Personally I would ditch using the autofocus for astrophotography and go over to manual focus, use a focusing aid, and check the focus using magnified live view on a bright start. Sometimes I've gotten the autofocus to nail the focus when pointing at the moon but it misses slightly far more often that it gets it right. For a focusing aid use a
bahtinov mask and there are
online generators for them available. I generated one for my Sigma 300mm f/4 and converted the SVG into a 3d printer file and had a friend print a nice plastic one for me. When getting a template you don't need the big filled in center circle as most people who use them are using them with a Newtonian (reflector) telescope that has the mirror there. Make as many slots as you can and have them cover the most area so that when focusing you can get the brightest image in live view possible.

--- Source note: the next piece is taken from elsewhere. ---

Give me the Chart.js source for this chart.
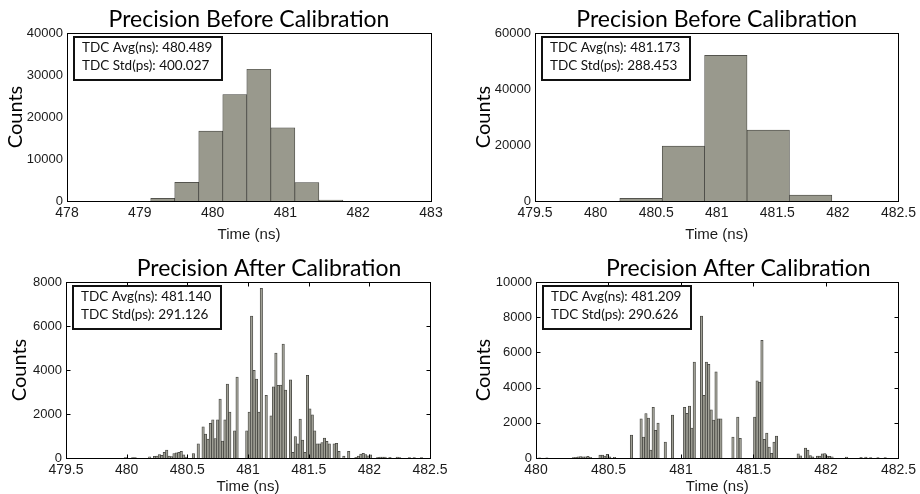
<!DOCTYPE html>
<html lang="en">
<head>
  <meta charset="UTF-8">
  <title>TDC Precision</title>
  <script src="https://cdn.jsdelivr.net/npm/chart.js"></script>
  <style>
    body { margin: 0; background: #fff; }
    .wrap { position: relative; width: 920px; height: 494px; }
    .wrap canvas { position: absolute; }
  </style>
</head>
<body>
  <div class="wrap">
    <canvas id="tl" width="460" height="247" style="left:0;top:0"></canvas>
    <canvas id="tr" width="460" height="247" style="left:460px;top:0"></canvas>
    <canvas id="bl" width="460" height="247" style="left:0;top:247px"></canvas>
    <canvas id="br" width="460" height="247" style="left:460px;top:247px"></canvas>
  </div>
  <script>
    // before calibration, coarse bins (edges + counts)
    const edgesTL = [479.15, 479.48, 479.81, 480.14, 480.47, 480.80, 481.13, 481.46, 481.79];
    const countsTL = [630, 4430, 16630, 25350, 31370, 17430, 4360, 240];
    const edgesTR = [480.2, 480.55, 480.9, 481.25, 481.6, 481.95];
    const countsTR = [950, 19600, 52040, 25300, 2140];

    // after calibration, 150 fine bins each
    const startBL = 479.5, widthBL = 0.02;
    const countsBL = [
      0, 0, 0, 0, 0, 0, 0, 0, 0, 0,
      0, 0, 0, 0, 0, 0, 0, 0, 0, 0,
      0, 0, 0, 0, 15, 0, 0, 20, 15, 0,
      0, 0, 0, 0, 50, 0, 80, 90, 150, 120,
      260, 360, 90, 60, 200, 240, 260, 300, 140, 40,
      0, 0, 200, 0, 640, 0, 1420, 1090, 860, 1580,
      1730, 880, 1730, 2680, 770, 1730, 3360, 2090, 0, 1230,
      3680, 0, 0, 0, 1240, 2090, 6450, 3990, 3590, 2090,
      7710, 0, 2850, 0, 1920, 3240, 4770, 3300, 3320, 5180,
      3090, 0, 3550, 260, 970, 640, 1770, 820, 260, 3760,
      2240, 1960, 1230, 640, 640, 700, 900, 760, 640, 0,
      640, 670, 300, 0, 90, 0, 300, 0, 0, 30,
      90, 180, 210, 150, 100, 140, 0, 0, 30, 45,
      45, 45, 0, 30, 0, 0, 45, 15, 0, 0,
      0, 20, 0, 20, 0, 0, 20, 0, 0, 0
    ];
    const startBR = 480, widthBR = 1 / 60;
    const countsBR = [
      0, 15, 0, 0, 15, 0, 0, 0, 0, 0,
      0, 0, 0, 0, 0, 30, 40, 60, 80, 60,
      70, 90, 40, 0, 0, 0, 160, 170, 110, 210,
      60, 0, 40, 0, 0, 0, 0, 0, 0, 1300,
      0, 0, 0, 2220, 1190, 2520, 2270, 450, 2880, 1570,
      1990, 0, 0, 910, 0, 0, 2440, 0, 0, 0,
      0, 2880, 2540, 2950, 1700, 5450, 0, 0, 8070, 3560,
      5450, 5320, 2730, 2160, 4890, 2220, 2220, 0, 0, 0,
      0, 1190, 0, 2330, 1120, 0, 0, 0, 0, 0,
      2330, 4380, 4320, 6690, 1060, 1420, 620, 265, 900, 1250,
      0, 0, 0, 0, 0, 0, 0, 0, 230, 130,
      0, 560, 450, 140, 60, 0, 110, 110, 230, 245,
      110, 95, 70, 0, 0, 0, 0, 0, 55, 0,
      0, 0, 0, 0, 35, 0, 55, 0, 30, 0,
      0, 30, 0, 0, 30, 0, 0, 0, 0, 0
    ];

    // tick labels
    const xTicksTL = [478, 479, 480, 481, 482, 483];
    const xTicksTR = [479.5, 480, 480.5, 481, 481.5, 482, 482.5];
    const xTicksBL = [479.5, 480, 480.5, 481, 481.5, 482, 482.5];
    const xTicksBR = [480, 480.5, 481, 481.5, 482, 482.5];
    const yTicksTL = [0, 10000, 20000, 30000, 40000];
    const yTicksTR = [0, 20000, 40000, 60000];
    const yTicksBL = [0, 2000, 4000, 6000, 8000];
    const yTicksBR = [0, 2000, 4000, 6000, 8000, 10000];

    // stats text boxes
    const statsTL = ['480.489', '400.027'];
    const statsTR = ['481.173', '288.453'];
    const statsBL = ['481.140', '291.126'];
    const statsBR = ['481.209', '290.626'];

    const calFont = 'Lato, "Open Sans", sans-serif';
    const arialFont = '"Liberation Sans", Arial, sans-serif';

    // frame, inward ticks, title and the stats box
    const panelPlugin = {
      id: 'panel',
      afterDatasetsDraw(chart, args, opts) {
        const { ctx, chartArea: a } = chart;
        ctx.save();
        ctx.strokeStyle = '#000';
        ctx.lineWidth = 1;
        const l = Math.round(a.left) + 0.5, t = Math.round(a.top) + 0.5;
        const r = Math.round(a.right) + 0.5, b = Math.round(a.bottom) + 0.5;
        ctx.strokeRect(l, t, r - l, b - t);

        if (opts.innerTicks) {
          const xs = chart.scales.x, ys = chart.scales.y;
          ctx.beginPath();
          xs.ticks.forEach(tk => {
            const px = Math.round(xs.getPixelForValue(tk.value)) + 0.5;
            ctx.moveTo(px, t); ctx.lineTo(px, t + 4);
            ctx.moveTo(px, b); ctx.lineTo(px, b - 4);
          });
          ys.ticks.forEach(tk => {
            const py = Math.round(ys.getPixelForValue(tk.value)) + 0.5;
            ctx.moveTo(l, py); ctx.lineTo(l + 4, py);
            ctx.moveTo(r, py); ctx.lineTo(r - 4, py);
          });
          ctx.stroke();
        }

        ctx.fillStyle = '#000';
        ctx.font = '23px ' + calFont;
        ctx.textAlign = 'center';
        ctx.textBaseline = 'alphabetic';
        ctx.fillText(opts.title, (a.left + a.right) / 2 + opts.titleDx, a.top - 6);

        const bx = Math.round(a.left) + 7, by = Math.round(a.top) + 4;
        ctx.fillStyle = '#fff';
        ctx.fillRect(bx, by, 148, 43);
        ctx.lineWidth = 2;
        ctx.strokeStyle = '#111';
        ctx.strokeRect(bx, by, 148, 43);
        ctx.fillStyle = '#111';
        ctx.font = '13.5px ' + calFont;
        ctx.textAlign = 'left';
        ctx.fillText('TDC Avg(ns): ' + opts.stats[0], bx + 8, by + 15);
        ctx.fillText('TDC Std(ps): ' + opts.stats[1], bx + 8, by + 33);
        ctx.restore();
      }
    };

    function makeChart(id, points, cfg) {
      return new Chart(document.getElementById(id), {
        type: 'bar',
        data: {
          datasets: [{
            data: points,
            backgroundColor: cfg.fill,
            borderColor: 'rgb(62, 62, 58)',
            borderWidth: cfg.border,
            barPercentage: 1,
            categoryPercentage: 1
          }]
        },
        options: {
          responsive: false,
          animation: false,
          layout: { padding: { left: 0, top: cfg.top, right: cfg.right, bottom: 0 } },
          plugins: {
            legend: { display: false },
            tooltip: { enabled: false },
            panel: { title: cfg.title, titleDx: cfg.titleDx, stats: cfg.stats, innerTicks: cfg.innerTicks }
          },
          scales: {
            x: {
              type: 'linear',
              min: cfg.xTicks[0],
              max: cfg.xTicks[cfg.xTicks.length - 1],
              offset: false,
              grid: { display: false, drawTicks: false },
              border: { display: false },
              afterBuildTicks: s => { s.ticks = cfg.xTicks.map(v => ({ value: v })); },
              afterFit: s => { s.height = cfg.xh; },
              ticks: { font: { family: arialFont, size: 14 }, color: '#1a1a1a', padding: 4, maxRotation: 0, autoSkip: false, callback: v => String(v) },
              title: { display: true, text: 'Time (ns)', font: { family: arialFont, size: 15, lineHeight: 1 }, color: '#1a1a1a', padding: { top: 0, bottom: cfg.xtPad } }
            },
            y: {
              min: 0,
              max: cfg.yTicks[cfg.yTicks.length - 1],
              grid: { display: false, drawTicks: false },
              border: { display: false },
              afterBuildTicks: s => { s.ticks = cfg.yTicks.map(v => ({ value: v })); },
              afterFit: s => { s.width = cfg.yw; },
              ticks: { font: { family: arialFont, size: 13 }, color: '#1a1a1a', padding: 4, callback: v => String(v) },
              title: { display: true, text: 'Counts', font: { family: calFont, size: 20, lineHeight: 1 }, color: '#000', padding: { top: cfg.ytPad, bottom: 0 } }
            }
          }
        },
        plugins: [panelPlugin]
      });
    }

    const histPoints = (edges, counts) => counts.map((c, i) => ({ x: (edges[i] + edges[i + 1]) / 2, y: c }));
    const finePoints = (start, width, counts) => counts.map((c, i) => ({ x: start + (i + 0.5) * width, y: c }));

    makeChart('tl', histPoints(edgesTL, countsTL), {
      top: 33, right: 29, yw: 67, xh: 46, xtPad: 5, ytPad: 6, border: 0.7, fill: 'rgb(153, 153, 141)',
      xTicks: xTicksTL, yTicks: yTicksTL, title: 'Precision Before Calibration', titleDx: 0, stats: statsTL, innerTicks: false
    });
    makeChart('tr', histPoints(edgesTR, countsTR), {
      top: 33, right: 21, yw: 75, xh: 46, xtPad: 5, ytPad: 14, border: 0.7, fill: 'rgb(153, 153, 141)',
      xTicks: xTicksTR, yTicks: yTicksTR, title: 'Precision Before Calibration', titleDx: 0, stats: statsTR, innerTicks: false
    });
    makeChart('bl', finePoints(startBL, widthBL, countsBL), {
      top: 35, right: 30, yw: 66, xh: 36, xtPad: 0, ytPad: 10, border: 0.75, fill: 'rgb(160, 160, 150)',
      xTicks: xTicksBL, yTicks: yTicksBL, title: 'Precision After Calibration', titleDx: 21, stats: statsBL, innerTicks: true
    });
    makeChart('br', finePoints(startBR, widthBR, countsBR), {
      top: 35, right: 20, yw: 76, xh: 36, xtPad: 0, ytPad: 14, border: 0.75, fill: 'rgb(160, 160, 150)',
      xTicks: xTicksBR, yTicks: yTicksBR, title: 'Precision After Calibration', titleDx: 21, stats: statsBR, innerTicks: true
    });
  </script>
</body>
</html>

The settings I used (find by trial and error) for my 300mm f/4 were:
Focal length (mm) = 300
Aperture (mm) = 77
Edge thickness (mm) = 2
Structural bar thickness (mm) = 2
Horizontal slot count = 18
Angled slot count = 20
Angled slot offset = -5
This allowed the mask to fit inside the hood but rest on the filter ring
So I would suggest creating a bahtinov mast for the 70-300mm and 18-135 finding a bright star, be sure it isn't a planet, and get it more or less centered in the view finder, put the mask on the front of the lens, go into magnified live view and adjust the focus until you get the diffraction pattern correct and then point it at the object you want to shoot. Another thing to keep in mind is that you will really want to stop those lenses down at least 1 stop as astrophotography is really punishing on lenses and will show most of the problems it has. For the 14mm I don't think a bahtinov mask would work given how short of a focal length it is so I would suggest just using magnified live view for focusing to make the star as small as possible and stop it down to f/4 or more. In all cases here you will want focus peaking turned off as it isn't perfect and the added bloat around a star makes it difficult to tell when you have truly gotten it as small as possible.
Since you are doing astrophotography I would consider some form of tracking if you haven't already. The best is a good equatorial mount, but if you don't want to take that rather expensive plunge there is always the O-GPS1 add on for you K-70. It works well once you get the hang of it and understand it's limitations. I use one on my K-3 and chase deep sky objects with fairly good results.